Result: reserves look larger, while the corresponding debt remains obscured.

2. Borrowing from Domestic Banks

Governments sometimes “borrow” foreign currency held by state-owned banks to pad reserves. While technically counted as reserves, these are liabilities that must be repaid, essentially hidden debt.

3. Using Sovereign Wealth Funds (SWFs)

By transferring debt-funded foreign assets into SWFs and then counting them as reserves, countries can present a stronger external balance than reality.

4. Gold and Valuation Tricks

Revaluation of gold holdings at market prices can suddenly boost reported reserves, even when no new assets are acquired. Meanwhile, underlying foreign debt remains untouched.

5. Off-Balance-Sheet Loans

Some countries borrow foreign currency offshore via state-owned enterprises or special vehicles. The borrowed funds are deposited in the central bank as “reserves,” while the debt is classified elsewhere.

6. IMF Special Drawing Rights (SDRs)

SDRs allocated by the IMF can be booked as reserves. However, they are technically a liability to the IMF system, not “free” assets.
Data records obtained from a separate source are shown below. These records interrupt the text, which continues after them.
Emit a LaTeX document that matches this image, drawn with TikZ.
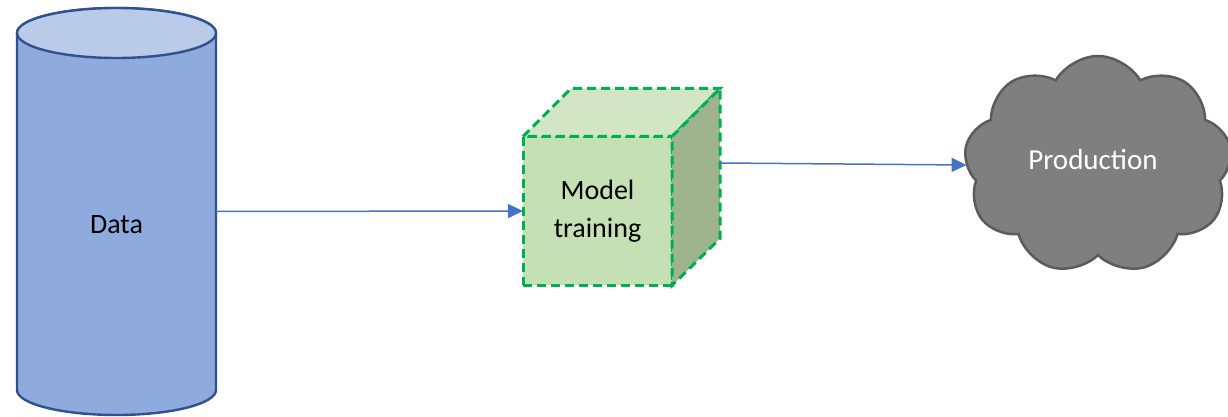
\documentclass[tikz,border=0pt]{standalone}
\usepackage{fontspec}
\setmainfont{Carlito}
\usetikzlibrary{shapes.symbols, arrows.meta, positioning, backgrounds}

\definecolor{dataline}{HTML}{2F528F}
\definecolor{databody}{HTML}{8FAADC}
\definecolor{datatop}{HTML}{BACBEA}
\definecolor{cubeline}{HTML}{00B050}
\definecolor{cubefront}{HTML}{C5E0B4}
\definecolor{cubetop}{HTML}{D2E6C6}
\definecolor{cubeside}{HTML}{9DB48F}
\definecolor{cloudline}{HTML}{5B5B5B}
\definecolor{cloudfill}{HTML}{7F7F7F}
\definecolor{linkblue}{HTML}{4472C4}

\begin{document}
\begin{tikzpicture}[x=0.5pt, y=-0.5pt,
        every node/.style={font=\fontsize{14}{17.5}\selectfont},
        dataedge/.style={draw=dataline, line width=1.2pt},
        cubeedge/.style={draw=cubeline, line width=1.5pt, dash pattern=on 4.5pt off 2.5pt},
        link/.style={draw=linkblue, line width=0.75pt, -{Triangle[length=7.5pt, width=7pt]}}]
        \useasboundingbox (0,0) rectangle (1228,417);

        \node[minimum width=99.5pt, minimum height=203.5pt, outer sep=0pt, inner sep=0pt,
            label={[yshift=-6.5pt]center:Data}] (data) at (116.5,211.5) {};
        \begin{scope}[on background layer]
            \filldraw[dataedge, fill=databody] ([yshift=-12.5pt]data.north west) -- ([yshift=12.5pt]data.south west)
                arc[start angle=180, end angle=360, x radius=49.75pt, y radius=12.5pt]
                -- ([yshift=-12.5pt]data.north east)
                arc[start angle=0, end angle=180, x radius=49.75pt, y radius=12.5pt] -- cycle;
            \filldraw[dataedge, fill=datatop] ([yshift=-12.5pt]data.north) ellipse[x radius=49.75pt, y radius=12.5pt];
        \end{scope}

        \node[cubeedge, fill=cubefront, minimum size=74.5pt, outer sep=0pt, align=center,
            font=\fontsize{14}{19}\selectfont] (model) at (597.5,211) {Model\\training};
        \filldraw[cubeedge, fill=cubetop] (model.north west) -- ++(48,-48) -- ++(149,0) -- (model.north east) -- cycle;
        \filldraw[cubeedge, fill=cubeside] (model.north east) -- ++(48,-48) -- ++(0,150) -- (model.south east) -- cycle;
        \coordinate (modelout) at ([shift={(48,-48)}]model.east);

        \node[cloud, cloud puffs=9, cloud puff arc=120, aspect=1.2, draw=cloudline, line width=1.25pt,
            fill=cloudfill, minimum width=134pt, minimum height=109pt, inner sep=0pt, outer sep=0pt,
            label={[text=white, font=\fontsize{14.5}{17.5}\selectfont, xshift=-2.5pt, yshift=2.5pt]center:Production}] (prod) at (1098,165) {};

        \draw[link] (data.east) -- (model.west);
        \draw[link] (modelout) -- (prod.west);
    \end{tikzpicture}
\end{document}
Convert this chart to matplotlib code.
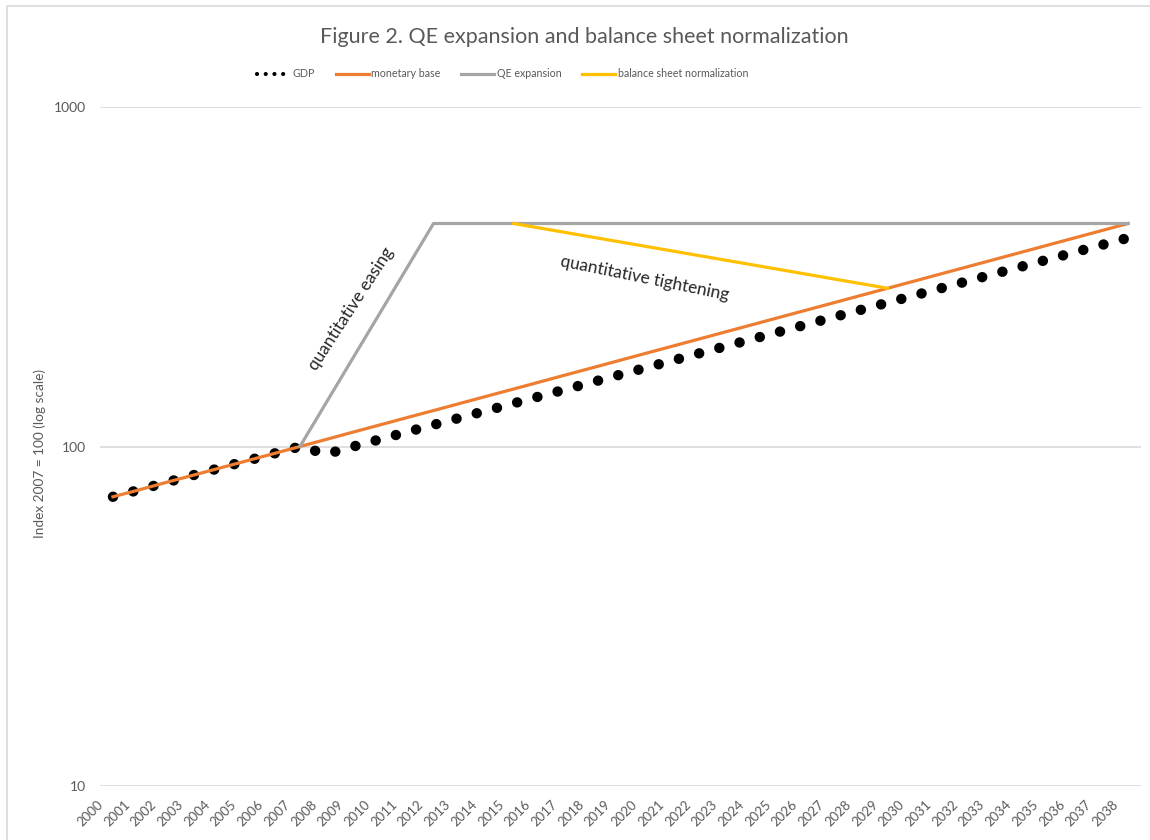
import numpy as np
import matplotlib
matplotlib.use("Agg")
import matplotlib.pyplot as plt
import matplotlib.transforms as mtransforms
from matplotlib.patches import Rectangle

plt.rcParams["font.family"] = ["Lato", "DejaVu Sans"]

# data (index 2007 = 100)
years = list(range(2000, 2039))
monetary_base = [71.1, 74.6, 78.4, 82.3, 86.4, 90.7, 95.2, 100.0, 105.0, 110.3,
                 115.8, 121.6, 127.6, 134.0, 140.7, 147.7, 155.1, 162.9, 171.0, 179.6,
                 188.6, 198.0, 207.9, 218.3, 229.2, 240.7, 252.7, 265.3, 278.6, 292.5,
                 307.1, 322.5, 338.6, 355.5, 373.3, 392.0, 411.6, 432.2, 453.8]
gdp = [71.1, 74.6, 78.4, 82.3, 86.4, 90.7, 95.2, 100.0, 95.0, 100.0,
       105.0, 110.3, 115.8, 121.6, 127.6, 134.0, 140.7, 147.7, 155.1, 162.9,
       171.0, 179.6, 188.6, 198.0, 207.9, 218.3, 229.2, 240.7, 252.7, 265.3,
       278.6, 292.5, 307.1, 322.5, 338.6, 355.5, 373.3, 392.0, 411.6]
qe_years = list(range(2007, 2039))
qe_expansion = [100.0, 135.3, 183.1, 247.7, 335.2] + [453.8] * 27
bs_years = list(range(2015, 2030))
bs_normalization = [453.8, 439.8, 426.2, 413.0, 400.3, 387.9, 375.9, 364.3,
                    353.1, 342.2, 331.6, 321.4, 311.4, 301.8, 292.5]

ORANGE = "#ED7D31"
GRAY = "#A5A5A5"
YELLOW = "#FFC000"
TXT = "#595959"

fig = plt.figure(figsize=(11.5, 8.4), dpi=100)

# chart frame
fig.patches.append(Rectangle((7 / 1150, -0.1), 1.2, 0.1 + 834 / 840,
                             transform=fig.transFigure, fill=False,
                             edgecolor="#D9D9D9", linewidth=1.2))

ax = fig.add_axes([99.6 / 1150, 54 / 840, 1041.8 / 1150, 679 / 840])
x_idx = {y: i for i, y in enumerate(years)}

ax.plot([x_idx[y] for y in years], gdp, color="black", linewidth=7.5,
        linestyle=(0, (0.01, 2.0)), dash_capstyle="round", zorder=2, label="GDP")
ax.plot([x_idx[y] for y in years], monetary_base, color=ORANGE, linewidth=2.3,
        zorder=3, label="monetary base")
ax.plot([x_idx[y] for y in qe_years], qe_expansion, color=GRAY, linewidth=2.3,
        zorder=4, label="QE expansion")
ax.plot([x_idx[y] for y in bs_years], bs_normalization, color=YELLOW, linewidth=2.3,
        zorder=5, label="balance sheet normalization")

ax.set_yscale("log")
ax.set_ylim(10, 1000)
ax.set_xlim(-0.5, len(years) - 0.5)
ax.set_yticks([10, 100, 1000])
ax.set_yticklabels(["10", "100", "1000"])
ax.minorticks_off()
ax.yaxis.grid(True, color="#D9D9D9", linewidth=1.2)
ax.set_axisbelow(True)
for s in ax.spines.values():
    s.set_visible(False)
ax.tick_params(axis="y", length=0, pad=9.8, labelsize=10, labelcolor=TXT)
ax.set_xticks(range(len(years)))
ax.set_xticklabels([str(y) for y in years], rotation=45, ha="right",
                   rotation_mode="anchor", fontsize=9.5, color=TXT)
ax.tick_params(axis="x", length=0, pad=6)
shift = mtransforms.ScaledTranslation(-16 / 100, -4 / 100, fig.dpi_scale_trans)
for lbl in ax.get_xticklabels():
    lbl.set_transform(lbl.get_transform() + shift)

ax.set_ylabel("Index 2007 = 100 (log scale)", color=TXT, fontsize=9.8)
ax.yaxis.set_label_coords(-0.0515, 0.49)

# annotations
ax.text(8.93, 255, "quantitative easing", rotation=57,
        ha="center", va="center", fontsize=12.4, color="#262626")
ax.text(19.89, 313.5, "quantitative tightening", rotation=-11.5,
        ha="center", va="center", fontsize=12.4, color="#262626")

fig.text(0.508, 0.956, "Figure 2. QE expansion and balance sheet normalization",
         ha="center", va="center", fontsize=15.5, color=TXT)

leg = fig.legend(loc="center", bbox_to_anchor=(0.437, 0.912), ncol=4, frameon=False,
                 fontsize=7.7, handlelength=3.1, columnspacing=1.9, handletextpad=0.25,
                 labelcolor=TXT)
gdp_handle = leg.legend_handles[0]
gdp_handle.set_linewidth(3.0)
gdp_handle.set_linestyle((0, (0.01, 2.08)))

fig.savefig("out.png", dpi=100)
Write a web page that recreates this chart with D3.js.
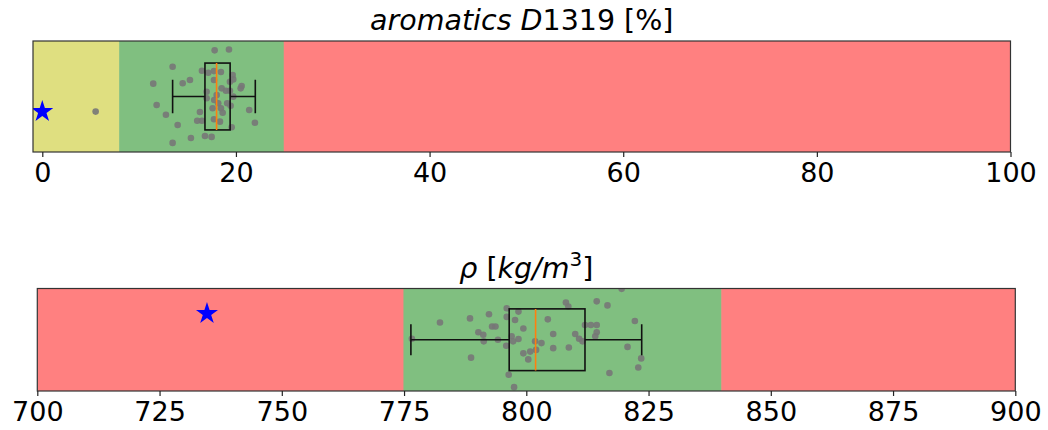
<!DOCTYPE html>
<html><head><meta charset="utf-8">
<script src="https://cdn.jsdelivr.net/npm/d3@7"></script>
<style>body{margin:0;background:#fff}svg{display:block}text{font-family:"DejaVu Sans",sans-serif}</style>
</head><body><svg id="c" width="1048" height="430"></svg>
<script>
// ---- data: aromatics panel ----
const aroTicks = [0, 20, 40, 60, 80, 100];
const aroZoneEdges = [-1, 8, 25, 100];
const aroZoneKinds = ["warn", "ok", "bad"];
const aroBox = [13.46, 16.8, 18.0, 19.4, 22.0]; // lo whisker, q1, median, q3, hi whisker
const aroRef = [0, -0.113];
const aroValues = [17.80,19.28,13.46,16.49,17.14,17.73,18.45,19.66,19.72,11.46,14.50,15.25,17.73,19.38,18.52,18.97,20.49,20.59,16.97,18.01,19.38,19.72,16.97,17.76,11.81,18.17,19.10,17.59,18.45,19.45,21.37,12.77,16.28,18.63,17.73,18.35,16.00,16.49,13.98,19.56,21.96,16.80,17.49,15.35,13.46,5.51];
const aroJitter = [0.345,0.352,0.222,0.193,0.178,0.190,0.183,0.160,0.128,0.096,0.099,0.123,0.123,0.110,0.061,0.043,0.061,0.078,0.036,0.011,0.043,-0.001,-0.013,-0.026,-0.063,-0.051,-0.051,-0.088,-0.088,-0.069,-0.101,-0.136,-0.116,-0.121,-0.170,-0.188,-0.181,-0.181,-0.213,-0.230,-0.196,-0.295,-0.302,-0.310,-0.347,-0.113];

// ---- data: density panel ----
const rhoTicks = [700, 725, 750, 775, 800, 825, 850, 875, 900];
const rhoZoneEdges = [700, 775, 840, 900];
const rhoZoneKinds = ["bad", "ok", "bad"];
const rhoBox = [776.4, 796.5, 801.9, 812.0, 823.6];
const rhoRef = [734.7, 0.212];
const rhoValues = [782.35,788.49,792.37,796.0,798.4,796.0,797.7,804.4,793.0,793.7,799.4,790.2,791.2,776.6,794.2,797.0,797.3,798.4,791.3,795.9,801.8,803.1,802.0,800.8,799.4,788.7,800.4,796.4,797.5,
  819.5,808.1,808.6,814.4,816.6,822.2,812.0,813.2,814.4,814.4,814.1,805.5,810.0,810.8,811.5,805.5,808.7,820.7,823.5,822.9,817.0];
const rhoJitter = [0.140,0.173,0.206,0.255,0.228,0.185,0.160,0.165,0.107,0.107,0.091,0.061,0.041,0.008,0.000,0.028,-0.013,0.006,-0.013,-0.049,-0.013,-0.027,-0.082,-0.096,-0.110,-0.145,-0.159,-0.283,-0.384,
  0.412,0.302,0.269,0.311,0.278,0.152,0.119,0.119,0.119,0.061,0.028,0.047,0.047,0.008,-0.013,-0.068,-0.063,-0.058,-0.151,-0.225,-0.269];

const zoneColor = {warn: "#dfdf80", ok: "#80bf80", bad: "#ff8080"};
const svg = d3.select("#c");

function panel(o) {
  const x = d3.scaleLinear().domain(o.domain).range([o.x0, o.x1]);
  const y = d3.scaleLinear().domain([-0.415, 0.415]).range([o.y1, o.y0]);
  const g = svg.append("g");
  const cid = "clip" + o.id;
  g.append("clipPath").attr("id", cid).append("rect")
    .attr("x", o.x0).attr("y", o.y0).attr("width", o.x1 - o.x0).attr("height", o.y1 - o.y0);
  const pg = g.append("g").attr("clip-path", `url(#${cid})`);
  // zones
  pg.selectAll("rect.z").data(o.kinds).join("rect").attr("class", "z")
    .attr("x", (d, i) => x(o.edges[i]) - (i ? 0.6 : 0)).attr("width", (d, i) => x(o.edges[i + 1]) - x(o.edges[i]) + (i ? 0.6 : 0))
    .attr("y", o.y0).attr("height", o.y1 - o.y0).attr("fill", d => zoneColor[d]);
  // points
  pg.selectAll("circle").data(o.values).join("circle")
    .attr("cx", d => x(d)).attr("cy", (d, i) => y(o.jitter[i])).attr("r", 3.3)
    .attr("fill", "#777").attr("fill-opacity", 0.9);
  // box
  const b = o.box, bw = 0.25, cw = 0.125;
  const ln = (x1, y1, x2, y2, c) => pg.append("line").attr("x1", x1).attr("y1", y1).attr("x2", x2).attr("y2", y2)
    .attr("stroke", c || "#111").attr("stroke-width", 1.6);
  ln(x(b[0]), y(0), x(b[1]), y(0));
  ln(x(b[3]), y(0), x(b[4]), y(0));
  ln(x(b[0]), y(cw), x(b[0]), y(-cw));
  ln(x(b[4]), y(cw), x(b[4]), y(-cw));
  pg.append("rect").attr("x", x(b[1])).attr("y", y(bw)).attr("width", x(b[3]) - x(b[1])).attr("height", y(-bw) - y(bw))
    .attr("fill", "none").attr("stroke", "#111").attr("stroke-width", 1.6);
  ln(x(b[2]), y(bw), x(b[2]), y(-bw), "#ff7f0e");
  // star
  pg.append("path").attr("d", d3.symbol(d3.symbolStar, 150)())
    .attr("transform", `translate(${x(o.ref[0])},${y(o.ref[1])})`).attr("fill", "#0000ff");
  // frame
  g.append("rect").attr("x", o.x0).attr("y", o.y0).attr("width", o.x1 - o.x0).attr("height", o.y1 - o.y0)
    .attr("fill", "none").attr("stroke", "#333").attr("stroke-width", 1.2);
  // axis
  const ax = g.append("g").attr("transform", `translate(0,${o.y1})`)
    .call(d3.axisBottom(x).tickValues(o.ticks).tickSize(5).tickPadding(6).tickFormat(d3.format("d")));
  ax.select(".domain").remove();
  ax.selectAll("line").attr("stroke", "#222").attr("stroke-width", 1.2);
  ax.selectAll("text").attr("font-size", 27).attr("fill", "#000").attr("font-family", "DejaVu Sans");
  // title
  const t = g.append("text").attr("x", (o.x0 + o.x1) / 2).attr("y", o.y0 - 11)
    .attr("text-anchor", "middle").attr("font-size", 28.5).attr("fill", "#000");
  o.title.forEach(p => {
    const s = t.append("tspan").text(p.t);
    if (p.i) s.attr("font-style", "italic");
    if (p.sup) s.attr("baseline-shift", "super").attr("font-size", 20);
  });
}

panel({id: "a", domain: [-0.96, 100], x0: 33, x1: 1010.5, y0: 41, y1: 152,
  edges: aroZoneEdges, kinds: aroZoneKinds, values: aroValues, jitter: aroJitter,
  box: aroBox, ref: aroRef, ticks: aroTicks,
  title: [{t: "aromatics D", i: true}, {t: "1319 [%]"}]});
panel({id: "b", domain: [700, 900], x0: 37.3, x1: 1015.3, y0: 288.5, y1: 391,
  edges: rhoZoneEdges, kinds: rhoZoneKinds, values: rhoValues, jitter: rhoJitter,
  box: rhoBox, ref: rhoRef, ticks: rhoTicks,
  title: [{t: "ρ", i: true}, {t: " ["}, {t: "kg/m", i: true}, {t: "3", sup: true}, {t: "]"}]});
</script></body></html>
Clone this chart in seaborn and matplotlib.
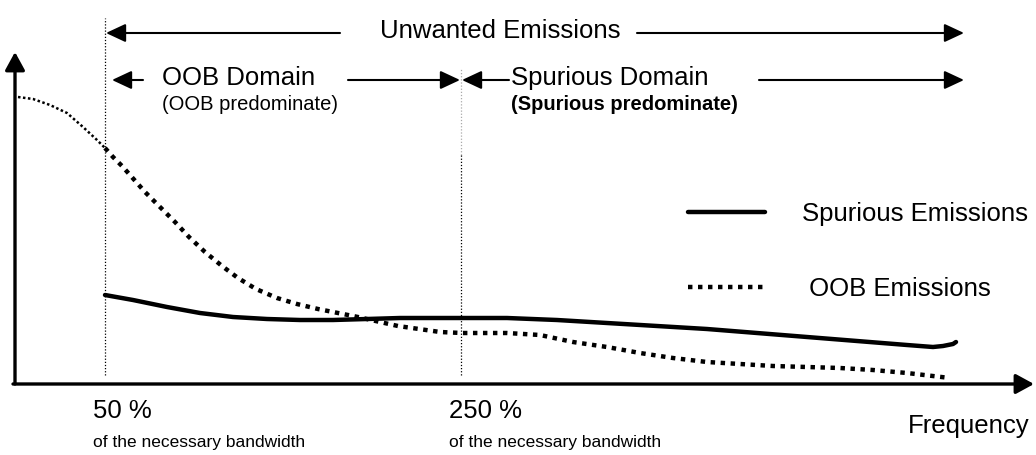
import numpy as np
import seaborn as sns
import matplotlib.pyplot as plt

# frequency axis runs in picture units, level is the height above the frequency axis
spur_freq = [105, 133, 167, 200, 233, 267, 300, 333, 367, 400, 440, 462, 507, 557, 607,
             657, 707, 757, 807, 857, 907, 933, 943, 953, 956]
spur_level = [89, 84, 77, 71, 67, 65, 64, 64, 65, 66, 66, 66, 66, 64, 61,
              58, 55, 51, 47, 43, 39, 37, 38, 40, 42]

oob_in_freq = [18, 33, 50, 67, 83, 97, 105]
oob_in_level = [287, 285, 279, 271, 257, 244, 236]
oob_freq = [105, 113, 122, 130, 145, 160, 175, 189, 205, 222, 238, 256, 277, 297, 318,
            338, 358, 380, 398, 440, 462, 507, 540, 573, 607, 640, 673, 707, 740, 773,
            807, 840, 873, 907, 950]
oob_level = [236, 227, 218, 209, 192, 177, 162, 147, 132, 118, 106, 95, 86, 80, 75,
             71, 67, 62, 58, 52, 51, 51, 49, 42, 37, 31, 26, 22, 20, 18,
             17, 16, 14, 11, 6]

boundary_freq = [105, 461]
boundary_labels = ['50 %', '250 %']

sns.set_style('white')
plt.rcParams['font.family'] = ['Liberation Sans', 'DejaVu Sans']
plt.rcParams['text.color'] = 'black'

fig = plt.figure(figsize=(10.36, 4.55), dpi=100)
ax = fig.add_axes([0, 0, 1, 1])
ax.set_xlim(0, 1036)
ax.set_ylim(-71, 384)
ax.axis('off')

dot = (0, (1, 1.25))
sns.lineplot(x=spur_freq, y=spur_level, sort=False, ax=ax, color='black', lw=3.2,
             label='Spurious Emissions')
sns.lineplot(x=oob_freq, y=oob_level, sort=False, ax=ax, color='black', lw=3.2,
             linestyle=dot, label=' OOB Emissions')
sns.lineplot(x=oob_in_freq, y=oob_in_level, sort=False, ax=ax, color='black', lw=1.8,
             linestyle=(0, (1, 1)))

# domain boundaries
ax.vlines(boundary_freq[0], 9, 366, color='black', lw=0.9, linestyles=(0, (1, 1.5)))
ax.vlines(boundary_freq[1], 229, 316, color='#aaaaaa', lw=0.9, linestyles=(0, (1, 1.5)))
ax.vlines(boundary_freq[1], 9, 229, color='black', lw=0.9, linestyles=(0, (1, 1.5)))

# axes with arrow heads
big = dict(arrowstyle='-|>,head_length=0.55,head_width=0.3', mutation_scale=20,
           color='black', lw=2.4, shrinkA=0, shrinkB=0)
ax.annotate('', xy=(15, 332), xytext=(15, 0), arrowprops=big)
ax.annotate('', xy=(1034, 0), xytext=(13, 0), arrowprops=big)

small = dict(arrowstyle='-|>,head_length=0.6,head_width=0.28', mutation_scale=20,
             color='black', lw=1.5, shrinkA=0, shrinkB=0)

def span(x0, x1, y):
    ax.annotate('', xy=(x1, y), xytext=(x0, y), arrowprops=small)

span(340, 106, 351)
span(637, 964, 351)
span(143, 112, 304)
span(348, 460, 304)
span(509, 462, 304)
span(759, 964, 304)

main_fs = 18.5
sub_fs = 14.5
ax.text(380, 353, 'Unwanted Emissions', fontsize=main_fs, ha='left', va='center')
ax.text(162, 306, 'OOB Domain', fontsize=main_fs, ha='left', va='center')
ax.text(162, 279, '(OOB predominate)', fontsize=sub_fs, ha='left', va='center')
ax.text(511, 306, 'Spurious Domain', fontsize=main_fs, ha='left', va='center')
ax.text(511, 279, '(Spurious predominate)', fontsize=sub_fs, fontweight='bold',
        ha='left', va='center')

for fx, lab in zip(boundary_freq, boundary_labels):
    ax.text(fx - 12, -27, lab, fontsize=main_fs, ha='left', va='center')
    ax.text(fx - 12, -58, 'of the necessary bandwidth', fontsize=12.5, ha='left', va='center')
ax.text(908, -42, 'Frequency', fontsize=main_fs, ha='left', va='center')

ax.legend(loc='center left', bbox_to_anchor=(688 / 1036, 1 - 251.5 / 455), frameon=False,
          fontsize=main_fs, handlelength=3.0, handletextpad=1.42, labelspacing=2.0,
          borderpad=0, borderaxespad=0)

plt.savefig('out.png', dpi=100)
Counting them fully as reserves without clarifying obligations overstates real liquidity.


Historical and Contemporary Examples

  • Argentina: Frequently tapped central bank reserves to pay government debt, masking the true deterioration of its balance sheet.

  • Turkey: Used swap deals with domestic banks to artificially inflate gross reserves, while net reserves (after swaps) were much lower.

  • China (1990s): Channeled foreign borrowings via state banks to maintain an image of strong reserves during reform years.

  • Pakistan: Relied heavily on deposits from friendly countries (Saudi Arabia, China) recorded as reserves, though they were short-term loans.

  • Greece (pre-Eurozone crisis): Engaged in off-balance-sheet currency swaps with investment banks to hide debt exposure.


The Role of Rating Agencies and the IMF

  • Rating Agencies: They assess reserves-to-debt ratios but often rely on headline figures rather than net reserves. Clever structuring can mislead them temporarily.

  • The IMF: When conducting Article IV consultations, it scrutinizes reserve adequacy but only uncovers manipulations with detailed disclosures.

  • Market Analysts: Increasingly focus on net reserves (reserves minus short-term liabilities and swaps) to gauge a truer picture.


Risks of Hiding Debt with Forex Reserves

  1. False Sense of Security: Investors may continue lending under the impression of stability.

  2. Sudden Crises: When hidden liabilities surface, panic selling accelerates (as in Turkey’s lira crisis).

  3. Policy Missteps: Governments may delay necessary reforms, believing reserves buy them time.

  4. Reputation Damage: Once credibility is lost, markets demand higher risk premiums for years.

  5. IMF Bailouts: Countries exposed in manipulations often require emergency assistance.


Detecting Manipulation

Economists and analysts use several methods to detect when reserves are not telling the full story:

  • Net International Reserves (NIR): Subtracts swaps, short-term borrowings, and other liabilities from gross reserves.

  • Import Cover Ratio: Measures how many months of imports reserves can cover.

  • Debt-Service Coverage: Compares reserves to upcoming external debt payments.

  • Currency Swap Disclosures: Scrutinizes central bank balance sheets for hidden obligations.

  • Market Signals: A widening gap between official reserves and black-market currency pressures often signals manipulation.


Why Countries Still Do It

  • Political Survival: Leaders want to avoid currency collapses before elections.

  • Negotiating Power: Higher reserves strengthen bargaining positions with creditors.

  • Delay Default: By appearing solvent, countries can secure new loans to roll over existing ones.

  • Psychological Effect: Strong reserve figures boost national pride and calm domestic markets.


Conclusion

Forex reserves, meant as a safety cushion, can be turned into smoke and mirrors when governments use them to disguise debt. Tactics like swaps, revaluations, and off-balance-sheet borrowings create illusions of financial health. But eventually, markets see through the façade. The danger is that while manipulation buys time, it often leads to sharper crises when reality catches up.

For analysts and investors, the key is to look beyond headline figures to net reserves, transparency in central bank reports, and the broader fiscal context. For citizens, the lesson is sobering: not all reserves are created equal, and sometimes, the figures meant to reassure are the very tools used to conceal vulnerability.